***** Data provided *****
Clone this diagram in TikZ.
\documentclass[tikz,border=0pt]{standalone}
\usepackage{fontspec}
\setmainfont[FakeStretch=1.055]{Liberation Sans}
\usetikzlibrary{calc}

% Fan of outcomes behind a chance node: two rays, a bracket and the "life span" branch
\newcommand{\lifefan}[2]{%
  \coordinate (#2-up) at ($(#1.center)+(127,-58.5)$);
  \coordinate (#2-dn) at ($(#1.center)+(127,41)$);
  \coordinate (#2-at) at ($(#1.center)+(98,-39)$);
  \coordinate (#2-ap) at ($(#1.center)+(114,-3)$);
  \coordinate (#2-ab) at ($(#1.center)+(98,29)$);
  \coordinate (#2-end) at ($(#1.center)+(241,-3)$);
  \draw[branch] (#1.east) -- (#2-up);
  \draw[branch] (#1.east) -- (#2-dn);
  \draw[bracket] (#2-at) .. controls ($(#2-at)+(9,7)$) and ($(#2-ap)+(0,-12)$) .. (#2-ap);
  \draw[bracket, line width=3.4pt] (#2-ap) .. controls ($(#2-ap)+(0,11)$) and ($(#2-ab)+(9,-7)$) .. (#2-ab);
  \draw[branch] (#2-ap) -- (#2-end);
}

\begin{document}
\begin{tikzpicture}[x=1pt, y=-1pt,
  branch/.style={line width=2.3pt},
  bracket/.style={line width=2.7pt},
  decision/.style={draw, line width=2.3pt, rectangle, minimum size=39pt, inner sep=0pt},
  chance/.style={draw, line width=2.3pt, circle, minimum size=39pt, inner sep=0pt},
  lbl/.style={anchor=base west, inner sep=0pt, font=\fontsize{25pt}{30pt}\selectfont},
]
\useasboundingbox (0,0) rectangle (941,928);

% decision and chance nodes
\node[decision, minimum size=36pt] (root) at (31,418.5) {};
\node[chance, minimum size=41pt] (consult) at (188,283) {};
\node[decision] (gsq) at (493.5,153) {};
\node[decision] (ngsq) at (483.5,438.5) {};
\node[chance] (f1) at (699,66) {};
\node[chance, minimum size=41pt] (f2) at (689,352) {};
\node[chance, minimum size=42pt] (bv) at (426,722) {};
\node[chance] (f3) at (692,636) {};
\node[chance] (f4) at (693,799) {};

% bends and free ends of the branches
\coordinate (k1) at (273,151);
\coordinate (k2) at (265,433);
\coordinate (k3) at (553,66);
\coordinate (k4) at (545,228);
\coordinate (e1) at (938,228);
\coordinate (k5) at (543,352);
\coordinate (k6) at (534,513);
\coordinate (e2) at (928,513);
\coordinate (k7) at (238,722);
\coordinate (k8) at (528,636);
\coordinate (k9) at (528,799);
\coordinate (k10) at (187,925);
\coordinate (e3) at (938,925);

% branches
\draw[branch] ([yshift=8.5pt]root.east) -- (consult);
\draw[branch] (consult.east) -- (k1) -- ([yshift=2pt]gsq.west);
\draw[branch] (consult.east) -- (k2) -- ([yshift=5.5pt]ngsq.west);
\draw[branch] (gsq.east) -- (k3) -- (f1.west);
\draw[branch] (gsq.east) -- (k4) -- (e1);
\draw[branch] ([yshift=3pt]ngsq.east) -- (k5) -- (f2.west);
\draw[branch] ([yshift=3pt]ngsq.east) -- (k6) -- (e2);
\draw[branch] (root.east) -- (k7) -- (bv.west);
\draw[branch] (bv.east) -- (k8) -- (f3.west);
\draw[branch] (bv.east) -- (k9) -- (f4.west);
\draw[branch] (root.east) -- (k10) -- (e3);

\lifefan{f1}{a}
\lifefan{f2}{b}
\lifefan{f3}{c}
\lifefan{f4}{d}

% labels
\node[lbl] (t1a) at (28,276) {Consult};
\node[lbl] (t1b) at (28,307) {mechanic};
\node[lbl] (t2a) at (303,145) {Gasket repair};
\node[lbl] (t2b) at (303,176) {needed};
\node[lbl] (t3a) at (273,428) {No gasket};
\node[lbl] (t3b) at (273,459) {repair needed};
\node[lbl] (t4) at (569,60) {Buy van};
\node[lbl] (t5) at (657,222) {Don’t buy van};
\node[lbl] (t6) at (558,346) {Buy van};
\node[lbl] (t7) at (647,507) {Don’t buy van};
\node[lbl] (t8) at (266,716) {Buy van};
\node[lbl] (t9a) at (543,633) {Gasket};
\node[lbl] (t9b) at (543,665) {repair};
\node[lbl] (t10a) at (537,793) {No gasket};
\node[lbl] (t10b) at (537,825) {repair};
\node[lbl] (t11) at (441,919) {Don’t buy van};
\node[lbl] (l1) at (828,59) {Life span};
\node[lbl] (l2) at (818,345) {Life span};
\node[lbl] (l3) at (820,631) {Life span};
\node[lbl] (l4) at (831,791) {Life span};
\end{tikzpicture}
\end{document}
*****
Print, please, the lines above from the very first through the one that holds "(0,0) rectangle (941,928);", both included, word for word and with nothing else.

Clone this diagram in TikZ.
\documentclass[tikz,border=0pt]{standalone}
\usepackage{fontspec}
\setmainfont[FakeStretch=1.055]{Liberation Sans}
\usetikzlibrary{calc}

% Fan of outcomes behind a chance node: two rays, a bracket and the "life span" branch
\newcommand{\lifefan}[2]{%
  \coordinate (#2-up) at ($(#1.center)+(127,-58.5)$);
  \coordinate (#2-dn) at ($(#1.center)+(127,41)$);
  \coordinate (#2-at) at ($(#1.center)+(98,-39)$);
  \coordinate (#2-ap) at ($(#1.center)+(114,-3)$);
  \coordinate (#2-ab) at ($(#1.center)+(98,29)$);
  \coordinate (#2-end) at ($(#1.center)+(241,-3)$);
  \draw[branch] (#1.east) -- (#2-up);
  \draw[branch] (#1.east) -- (#2-dn);
  \draw[bracket] (#2-at) .. controls ($(#2-at)+(9,7)$) and ($(#2-ap)+(0,-12)$) .. (#2-ap);
  \draw[bracket, line width=3.4pt] (#2-ap) .. controls ($(#2-ap)+(0,11)$) and ($(#2-ab)+(9,-7)$) .. (#2-ab);
  \draw[branch] (#2-ap) -- (#2-end);
}

\begin{document}
\begin{tikzpicture}[x=1pt, y=-1pt,
  branch/.style={line width=2.3pt},
  bracket/.style={line width=2.7pt},
  decision/.style={draw, line width=2.3pt, rectangle, minimum size=39pt, inner sep=0pt},
  chance/.style={draw, line width=2.3pt, circle, minimum size=39pt, inner sep=0pt},
  lbl/.style={anchor=base west, inner sep=0pt, font=\fontsize{25pt}{30pt}\selectfont},
]
\useasboundingbox (0,0) rectangle (941,928);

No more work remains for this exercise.